Among those settlers were the Calnan pioneers who have always had many descendants living on the Island throughout these past 179 years. These families who descend from the original Calnan pioneers include the well-known local names of Chapman, and Bell. Descendants of the original 1836 First Fleet have now spread across South Australia, other states of Australia, and overseas.

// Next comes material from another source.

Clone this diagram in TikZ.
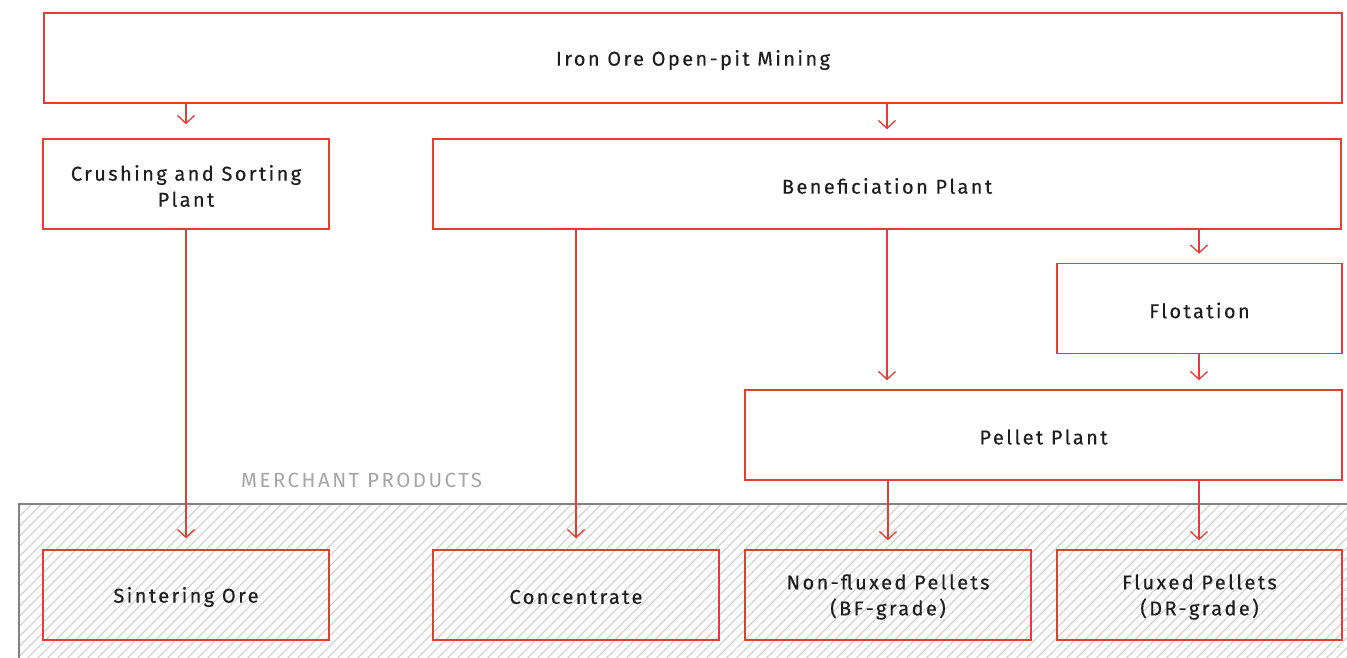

On this day, in 1836, Captain Robert Clark Morgan sailed the Duke of York into Nepean Bay. He chose a little two year old girl, Elizabeth Beare, to be carried ashore by a Crew member, who placed her feet on the sand, so that she became the first Official European Settler to tread on this soil, but there were other waves of settlers who came here to Kangaroo Island as pioneers, too. The first of these arrived as temporary sealers in early 1803, later to be followed by sealers and whalers, and then the permanent unofficial settlers. So, twelve years before the arrival of the first fleet, there were Europeans and indigenous people living and raising families at Antechamber Bay, Penneshaw, and Cygnet River and I am a descendant.

Many permanent farmers settled along the north coast, south coast, west end, Cygnet River, and the Dudley Peninsula. They, too, were Island pioneers. There was yet a further wave of Pioneers on Kangaroo Island, the Soldier Settlers , after World War Two. In 1947 the South Australian Government opened up a huge Soldier Settler farming area on Kangaroo Island, based around Parndana. These people are also pioneers, who today can look back with much pride on their development of much of the Island. 170 new families settled in the newly cleared bushland and developed farms in the districts of Parndana, Karatta, Gosse, Stokes Bay, Harriet, MacGillivray, and Haines. This was a huge and successful step in opening up Kangaroo Island. To this day, there are many people who settled here in that era from 1947 to the 1970s.

This means that Kangaroo Island has many reasons to be proud of its history and its pioneers. Today, we celebrate all of the pioneers, including the Soldier Settlers and we thank and honour them at this place and at this time every year. Settlement Day covers all those worthy souls, and all of their descendants right up to the present time.”